[Supplied information]
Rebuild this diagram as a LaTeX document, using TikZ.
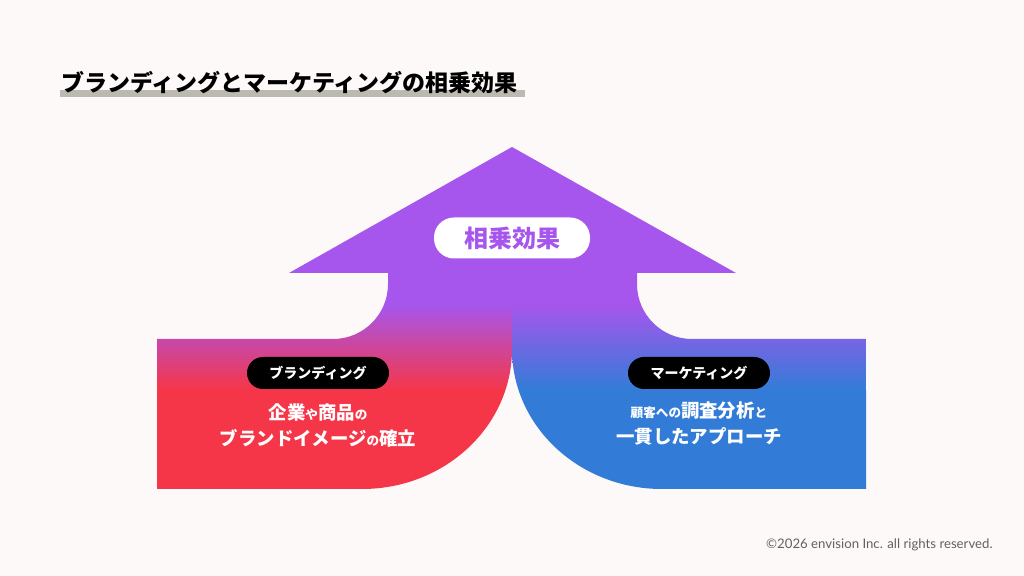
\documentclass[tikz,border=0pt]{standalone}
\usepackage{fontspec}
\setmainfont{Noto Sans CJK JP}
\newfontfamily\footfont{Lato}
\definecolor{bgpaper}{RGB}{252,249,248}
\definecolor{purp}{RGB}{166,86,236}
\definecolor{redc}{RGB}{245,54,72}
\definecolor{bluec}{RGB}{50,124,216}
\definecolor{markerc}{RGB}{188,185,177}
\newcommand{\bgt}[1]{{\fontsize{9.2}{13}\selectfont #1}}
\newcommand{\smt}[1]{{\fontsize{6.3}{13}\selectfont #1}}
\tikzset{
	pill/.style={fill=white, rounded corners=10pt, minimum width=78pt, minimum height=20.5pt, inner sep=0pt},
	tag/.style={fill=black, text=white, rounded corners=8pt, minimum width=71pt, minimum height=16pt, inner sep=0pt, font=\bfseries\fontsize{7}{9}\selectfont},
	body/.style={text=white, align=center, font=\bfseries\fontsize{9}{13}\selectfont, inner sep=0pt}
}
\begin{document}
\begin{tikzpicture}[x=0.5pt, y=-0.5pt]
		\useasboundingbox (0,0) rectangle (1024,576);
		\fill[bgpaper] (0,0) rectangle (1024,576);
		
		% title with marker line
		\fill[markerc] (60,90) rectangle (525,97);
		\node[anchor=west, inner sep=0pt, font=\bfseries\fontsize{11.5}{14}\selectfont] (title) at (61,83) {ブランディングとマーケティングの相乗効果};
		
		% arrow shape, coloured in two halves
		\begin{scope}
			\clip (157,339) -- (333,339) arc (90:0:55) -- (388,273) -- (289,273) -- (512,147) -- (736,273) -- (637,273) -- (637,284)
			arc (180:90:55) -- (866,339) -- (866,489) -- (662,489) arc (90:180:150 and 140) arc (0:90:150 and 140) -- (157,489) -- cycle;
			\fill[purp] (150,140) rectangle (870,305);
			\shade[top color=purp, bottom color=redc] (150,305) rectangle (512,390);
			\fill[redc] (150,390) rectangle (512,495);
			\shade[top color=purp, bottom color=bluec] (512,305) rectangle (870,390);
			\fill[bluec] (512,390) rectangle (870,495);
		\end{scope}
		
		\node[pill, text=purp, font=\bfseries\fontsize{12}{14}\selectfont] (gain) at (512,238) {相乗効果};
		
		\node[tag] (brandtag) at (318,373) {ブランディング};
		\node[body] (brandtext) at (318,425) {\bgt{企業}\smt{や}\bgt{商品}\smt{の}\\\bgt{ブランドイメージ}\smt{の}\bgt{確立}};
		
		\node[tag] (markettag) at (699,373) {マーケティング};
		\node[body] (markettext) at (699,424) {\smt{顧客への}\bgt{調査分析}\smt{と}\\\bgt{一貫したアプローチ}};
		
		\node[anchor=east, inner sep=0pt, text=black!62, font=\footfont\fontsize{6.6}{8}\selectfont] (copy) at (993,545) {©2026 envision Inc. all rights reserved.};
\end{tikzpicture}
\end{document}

[Goal]
Everything from the top line of the data down to and including the line with "(brandtext) at (318,425)" is to be copied, except the pictures.

[Response to this task]
Rebuild this diagram as a LaTeX document, using TikZ.
\documentclass[tikz,border=0pt]{standalone}
\usepackage{fontspec}
\setmainfont{Noto Sans CJK JP}
\newfontfamily\footfont{Lato}
\definecolor{bgpaper}{RGB}{252,249,248}
\definecolor{purp}{RGB}{166,86,236}
\definecolor{redc}{RGB}{245,54,72}
\definecolor{bluec}{RGB}{50,124,216}
\definecolor{markerc}{RGB}{188,185,177}
\newcommand{\bgt}[1]{{\fontsize{9.2}{13}\selectfont #1}}
\newcommand{\smt}[1]{{\fontsize{6.3}{13}\selectfont #1}}
\tikzset{
	pill/.style={fill=white, rounded corners=10pt, minimum width=78pt, minimum height=20.5pt, inner sep=0pt},
	tag/.style={fill=black, text=white, rounded corners=8pt, minimum width=71pt, minimum height=16pt, inner sep=0pt, font=\bfseries\fontsize{7}{9}\selectfont},
	body/.style={text=white, align=center, font=\bfseries\fontsize{9}{13}\selectfont, inner sep=0pt}
}
\begin{document}
\begin{tikzpicture}[x=0.5pt, y=-0.5pt]
		\useasboundingbox (0,0) rectangle (1024,576);
		\fill[bgpaper] (0,0) rectangle (1024,576);
		
		% title with marker line
		\fill[markerc] (60,90) rectangle (525,97);
		\node[anchor=west, inner sep=0pt, font=\bfseries\fontsize{11.5}{14}\selectfont] (title) at (61,83) {ブランディングとマーケティングの相乗効果};
		
		% arrow shape, coloured in two halves
		\begin{scope}
			\clip (157,339) -- (333,339) arc (90:0:55) -- (388,273) -- (289,273) -- (512,147) -- (736,273) -- (637,273) -- (637,284)
			arc (180:90:55) -- (866,339) -- (866,489) -- (662,489) arc (90:180:150 and 140) arc (0:90:150 and 140) -- (157,489) -- cycle;
			\fill[purp] (150,140) rectangle (870,305);
			\shade[top color=purp, bottom color=redc] (150,305) rectangle (512,390);
			\fill[redc] (150,390) rectangle (512,495);
			\shade[top color=purp, bottom color=bluec] (512,305) rectangle (870,390);
			\fill[bluec] (512,390) rectangle (870,495);
		\end{scope}
		
		\node[pill, text=purp, font=\bfseries\fontsize{12}{14}\selectfont] (gain) at (512,238) {相乗効果};
		
		\node[tag] (brandtag) at (318,373) {ブランディング};
		\node[body] (brandtext) at (318,425) {\bgt{企業}\smt{や}\bgt{商品}\smt{の}\\\bgt{ブランドイメージ}\smt{の}\bgt{確立}};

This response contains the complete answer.